* **EXERCISE PROMPT**
Retype each line of the listing below, from the first through the one holding "5.7, 5.4, 5.2]", with no other lines.
--------------------
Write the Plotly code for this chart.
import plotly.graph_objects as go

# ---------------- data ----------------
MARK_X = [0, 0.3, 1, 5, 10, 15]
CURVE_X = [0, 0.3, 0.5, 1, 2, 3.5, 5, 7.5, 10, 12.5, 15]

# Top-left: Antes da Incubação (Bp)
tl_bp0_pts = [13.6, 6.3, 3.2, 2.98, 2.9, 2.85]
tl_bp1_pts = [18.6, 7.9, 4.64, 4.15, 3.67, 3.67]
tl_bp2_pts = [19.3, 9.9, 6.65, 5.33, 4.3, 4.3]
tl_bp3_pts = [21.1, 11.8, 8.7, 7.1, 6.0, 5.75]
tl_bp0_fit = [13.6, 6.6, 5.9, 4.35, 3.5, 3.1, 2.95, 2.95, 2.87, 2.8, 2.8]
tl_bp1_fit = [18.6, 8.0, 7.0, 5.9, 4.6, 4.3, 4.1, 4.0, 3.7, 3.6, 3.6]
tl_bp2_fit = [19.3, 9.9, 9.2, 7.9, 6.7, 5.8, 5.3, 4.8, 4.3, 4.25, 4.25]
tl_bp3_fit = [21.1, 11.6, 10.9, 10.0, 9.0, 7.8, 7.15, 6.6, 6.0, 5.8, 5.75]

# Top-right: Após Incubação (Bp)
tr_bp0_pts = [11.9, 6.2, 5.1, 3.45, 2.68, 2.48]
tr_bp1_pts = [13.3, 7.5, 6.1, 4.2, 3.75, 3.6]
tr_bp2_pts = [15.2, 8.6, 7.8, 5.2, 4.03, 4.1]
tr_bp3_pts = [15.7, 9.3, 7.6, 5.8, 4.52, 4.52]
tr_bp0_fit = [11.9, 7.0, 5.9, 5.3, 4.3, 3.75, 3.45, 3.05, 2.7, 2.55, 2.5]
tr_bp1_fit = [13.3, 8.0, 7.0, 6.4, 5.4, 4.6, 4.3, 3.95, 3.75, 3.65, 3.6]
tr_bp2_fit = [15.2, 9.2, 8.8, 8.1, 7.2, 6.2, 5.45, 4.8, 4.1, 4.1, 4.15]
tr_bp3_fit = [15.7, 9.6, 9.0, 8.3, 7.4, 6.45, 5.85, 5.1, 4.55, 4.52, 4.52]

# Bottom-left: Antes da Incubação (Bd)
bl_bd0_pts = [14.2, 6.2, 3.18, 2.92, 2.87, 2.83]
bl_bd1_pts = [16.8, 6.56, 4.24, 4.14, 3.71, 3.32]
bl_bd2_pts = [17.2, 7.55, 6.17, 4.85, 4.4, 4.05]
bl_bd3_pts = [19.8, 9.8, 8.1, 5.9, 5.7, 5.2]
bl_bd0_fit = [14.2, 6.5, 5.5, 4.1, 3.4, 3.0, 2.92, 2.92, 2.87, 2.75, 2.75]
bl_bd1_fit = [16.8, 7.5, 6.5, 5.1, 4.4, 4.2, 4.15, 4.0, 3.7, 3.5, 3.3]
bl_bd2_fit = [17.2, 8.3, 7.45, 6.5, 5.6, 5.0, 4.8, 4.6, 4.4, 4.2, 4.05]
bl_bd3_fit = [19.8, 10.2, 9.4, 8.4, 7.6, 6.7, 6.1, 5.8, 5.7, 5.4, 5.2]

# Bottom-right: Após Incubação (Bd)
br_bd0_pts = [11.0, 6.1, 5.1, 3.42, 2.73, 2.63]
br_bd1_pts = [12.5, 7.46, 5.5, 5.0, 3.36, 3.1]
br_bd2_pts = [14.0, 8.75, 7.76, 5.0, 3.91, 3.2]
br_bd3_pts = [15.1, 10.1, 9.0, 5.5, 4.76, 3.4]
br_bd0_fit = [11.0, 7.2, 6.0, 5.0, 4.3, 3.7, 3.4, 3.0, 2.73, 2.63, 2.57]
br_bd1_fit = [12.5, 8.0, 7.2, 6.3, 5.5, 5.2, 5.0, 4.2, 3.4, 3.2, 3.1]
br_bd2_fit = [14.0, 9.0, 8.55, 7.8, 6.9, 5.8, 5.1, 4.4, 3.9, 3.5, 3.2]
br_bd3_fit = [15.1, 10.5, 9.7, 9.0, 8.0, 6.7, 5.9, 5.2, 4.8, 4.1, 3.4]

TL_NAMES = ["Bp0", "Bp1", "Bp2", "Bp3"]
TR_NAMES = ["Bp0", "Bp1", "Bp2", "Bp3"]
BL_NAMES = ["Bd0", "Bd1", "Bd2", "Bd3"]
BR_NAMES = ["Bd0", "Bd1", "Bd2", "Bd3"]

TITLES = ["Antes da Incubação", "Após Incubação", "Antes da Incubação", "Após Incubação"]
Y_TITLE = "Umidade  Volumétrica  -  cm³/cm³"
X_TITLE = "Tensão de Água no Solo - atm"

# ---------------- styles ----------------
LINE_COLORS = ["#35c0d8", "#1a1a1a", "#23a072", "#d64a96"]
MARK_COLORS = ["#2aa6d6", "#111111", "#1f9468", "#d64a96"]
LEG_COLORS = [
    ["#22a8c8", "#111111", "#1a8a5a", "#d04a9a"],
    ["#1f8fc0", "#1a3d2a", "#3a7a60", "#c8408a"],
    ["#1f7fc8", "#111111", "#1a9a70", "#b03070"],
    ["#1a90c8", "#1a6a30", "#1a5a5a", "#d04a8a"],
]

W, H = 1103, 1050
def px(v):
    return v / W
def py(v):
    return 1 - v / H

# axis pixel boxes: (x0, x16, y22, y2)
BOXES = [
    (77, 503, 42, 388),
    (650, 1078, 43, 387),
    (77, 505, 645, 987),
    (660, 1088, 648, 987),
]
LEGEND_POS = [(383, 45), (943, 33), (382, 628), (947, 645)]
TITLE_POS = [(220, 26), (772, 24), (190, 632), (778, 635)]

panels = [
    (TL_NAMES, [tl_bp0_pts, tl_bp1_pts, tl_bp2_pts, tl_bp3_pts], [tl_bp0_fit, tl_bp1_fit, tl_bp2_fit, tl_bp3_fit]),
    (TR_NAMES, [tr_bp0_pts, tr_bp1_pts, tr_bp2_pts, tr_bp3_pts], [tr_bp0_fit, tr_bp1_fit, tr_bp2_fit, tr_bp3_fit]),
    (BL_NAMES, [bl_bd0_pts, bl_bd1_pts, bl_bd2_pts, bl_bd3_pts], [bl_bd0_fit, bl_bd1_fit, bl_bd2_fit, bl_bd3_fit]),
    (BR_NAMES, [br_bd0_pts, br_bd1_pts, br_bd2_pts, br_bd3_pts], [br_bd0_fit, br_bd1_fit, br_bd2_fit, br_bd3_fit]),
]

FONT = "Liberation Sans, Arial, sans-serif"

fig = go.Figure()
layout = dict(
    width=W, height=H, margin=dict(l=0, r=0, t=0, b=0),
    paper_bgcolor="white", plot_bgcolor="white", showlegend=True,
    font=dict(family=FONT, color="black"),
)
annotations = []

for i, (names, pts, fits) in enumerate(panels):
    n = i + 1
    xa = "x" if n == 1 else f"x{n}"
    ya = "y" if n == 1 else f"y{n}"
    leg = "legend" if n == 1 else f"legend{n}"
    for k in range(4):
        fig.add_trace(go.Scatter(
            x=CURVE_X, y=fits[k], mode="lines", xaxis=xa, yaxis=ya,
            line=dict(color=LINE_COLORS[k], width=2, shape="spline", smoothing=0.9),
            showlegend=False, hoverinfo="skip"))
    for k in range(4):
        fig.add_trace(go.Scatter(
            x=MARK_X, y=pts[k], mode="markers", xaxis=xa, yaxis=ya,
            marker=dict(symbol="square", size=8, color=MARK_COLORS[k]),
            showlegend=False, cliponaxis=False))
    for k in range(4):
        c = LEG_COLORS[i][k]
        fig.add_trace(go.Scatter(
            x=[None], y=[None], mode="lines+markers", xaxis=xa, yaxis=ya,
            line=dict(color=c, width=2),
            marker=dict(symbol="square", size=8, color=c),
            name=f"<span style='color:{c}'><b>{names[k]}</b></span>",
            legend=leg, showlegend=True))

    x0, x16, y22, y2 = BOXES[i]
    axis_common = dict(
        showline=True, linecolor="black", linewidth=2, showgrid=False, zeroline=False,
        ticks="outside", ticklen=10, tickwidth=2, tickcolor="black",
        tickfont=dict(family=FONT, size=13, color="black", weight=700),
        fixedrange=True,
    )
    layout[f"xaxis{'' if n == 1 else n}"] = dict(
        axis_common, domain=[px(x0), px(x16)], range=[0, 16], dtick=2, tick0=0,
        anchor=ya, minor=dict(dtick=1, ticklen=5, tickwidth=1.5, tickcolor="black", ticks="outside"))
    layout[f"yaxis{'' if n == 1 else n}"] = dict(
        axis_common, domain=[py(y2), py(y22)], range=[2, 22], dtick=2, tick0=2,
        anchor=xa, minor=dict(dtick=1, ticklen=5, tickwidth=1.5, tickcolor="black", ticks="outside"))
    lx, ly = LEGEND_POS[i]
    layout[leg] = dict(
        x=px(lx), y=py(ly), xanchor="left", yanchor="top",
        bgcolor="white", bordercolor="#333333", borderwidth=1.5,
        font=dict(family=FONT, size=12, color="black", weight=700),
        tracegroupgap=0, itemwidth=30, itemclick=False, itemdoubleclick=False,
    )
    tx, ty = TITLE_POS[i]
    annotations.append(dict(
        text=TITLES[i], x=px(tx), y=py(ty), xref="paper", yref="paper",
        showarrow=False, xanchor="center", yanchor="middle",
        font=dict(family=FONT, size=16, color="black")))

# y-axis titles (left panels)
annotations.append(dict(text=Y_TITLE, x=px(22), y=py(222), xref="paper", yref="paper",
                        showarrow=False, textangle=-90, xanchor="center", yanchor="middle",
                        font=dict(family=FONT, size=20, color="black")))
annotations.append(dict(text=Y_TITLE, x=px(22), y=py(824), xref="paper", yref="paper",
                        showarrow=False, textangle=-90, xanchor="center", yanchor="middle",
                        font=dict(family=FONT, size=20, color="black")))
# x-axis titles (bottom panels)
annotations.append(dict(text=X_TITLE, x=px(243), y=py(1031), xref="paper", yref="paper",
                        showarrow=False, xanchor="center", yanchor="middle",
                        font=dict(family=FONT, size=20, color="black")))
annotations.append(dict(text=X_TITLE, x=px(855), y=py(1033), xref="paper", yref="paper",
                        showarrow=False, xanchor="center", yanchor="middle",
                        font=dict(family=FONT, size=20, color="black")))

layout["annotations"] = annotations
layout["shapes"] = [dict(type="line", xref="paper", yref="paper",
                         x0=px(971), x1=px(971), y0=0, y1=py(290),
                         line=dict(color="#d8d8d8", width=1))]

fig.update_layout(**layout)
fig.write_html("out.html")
--------------------
* **OUTPUT FOR THIS TASK**
Write the Plotly code for this chart.
import plotly.graph_objects as go

# ---------------- data ----------------
MARK_X = [0, 0.3, 1, 5, 10, 15]
CURVE_X = [0, 0.3, 0.5, 1, 2, 3.5, 5, 7.5, 10, 12.5, 15]

# Top-left: Antes da Incubação (Bp)
tl_bp0_pts = [13.6, 6.3, 3.2, 2.98, 2.9, 2.85]
tl_bp1_pts = [18.6, 7.9, 4.64, 4.15, 3.67, 3.67]
tl_bp2_pts = [19.3, 9.9, 6.65, 5.33, 4.3, 4.3]
tl_bp3_pts = [21.1, 11.8, 8.7, 7.1, 6.0, 5.75]
tl_bp0_fit = [13.6, 6.6, 5.9, 4.35, 3.5, 3.1, 2.95, 2.95, 2.87, 2.8, 2.8]
tl_bp1_fit = [18.6, 8.0, 7.0, 5.9, 4.6, 4.3, 4.1, 4.0, 3.7, 3.6, 3.6]
tl_bp2_fit = [19.3, 9.9, 9.2, 7.9, 6.7, 5.8, 5.3, 4.8, 4.3, 4.25, 4.25]
tl_bp3_fit = [21.1, 11.6, 10.9, 10.0, 9.0, 7.8, 7.15, 6.6, 6.0, 5.8, 5.75]

# Top-right: Após Incubação (Bp)
tr_bp0_pts = [11.9, 6.2, 5.1, 3.45, 2.68, 2.48]
tr_bp1_pts = [13.3, 7.5, 6.1, 4.2, 3.75, 3.6]
tr_bp2_pts = [15.2, 8.6, 7.8, 5.2, 4.03, 4.1]
tr_bp3_pts = [15.7, 9.3, 7.6, 5.8, 4.52, 4.52]
tr_bp0_fit = [11.9, 7.0, 5.9, 5.3, 4.3, 3.75, 3.45, 3.05, 2.7, 2.55, 2.5]
tr_bp1_fit = [13.3, 8.0, 7.0, 6.4, 5.4, 4.6, 4.3, 3.95, 3.75, 3.65, 3.6]
tr_bp2_fit = [15.2, 9.2, 8.8, 8.1, 7.2, 6.2, 5.45, 4.8, 4.1, 4.1, 4.15]
tr_bp3_fit = [15.7, 9.6, 9.0, 8.3, 7.4, 6.45, 5.85, 5.1, 4.55, 4.52, 4.52]

# Bottom-left: Antes da Incubação (Bd)
bl_bd0_pts = [14.2, 6.2, 3.18, 2.92, 2.87, 2.83]
bl_bd1_pts = [16.8, 6.56, 4.24, 4.14, 3.71, 3.32]
bl_bd2_pts = [17.2, 7.55, 6.17, 4.85, 4.4, 4.05]
bl_bd3_pts = [19.8, 9.8, 8.1, 5.9, 5.7, 5.2]
bl_bd0_fit = [14.2, 6.5, 5.5, 4.1, 3.4, 3.0, 2.92, 2.92, 2.87, 2.75, 2.75]
bl_bd1_fit = [16.8, 7.5, 6.5, 5.1, 4.4, 4.2, 4.15, 4.0, 3.7, 3.5, 3.3]
bl_bd2_fit = [17.2, 8.3, 7.45, 6.5, 5.6, 5.0, 4.8, 4.6, 4.4, 4.2, 4.05]
bl_bd3_fit = [19.8, 10.2, 9.4, 8.4, 7.6, 6.7, 6.1, 5.8, 5.7, 5.4, 5.2]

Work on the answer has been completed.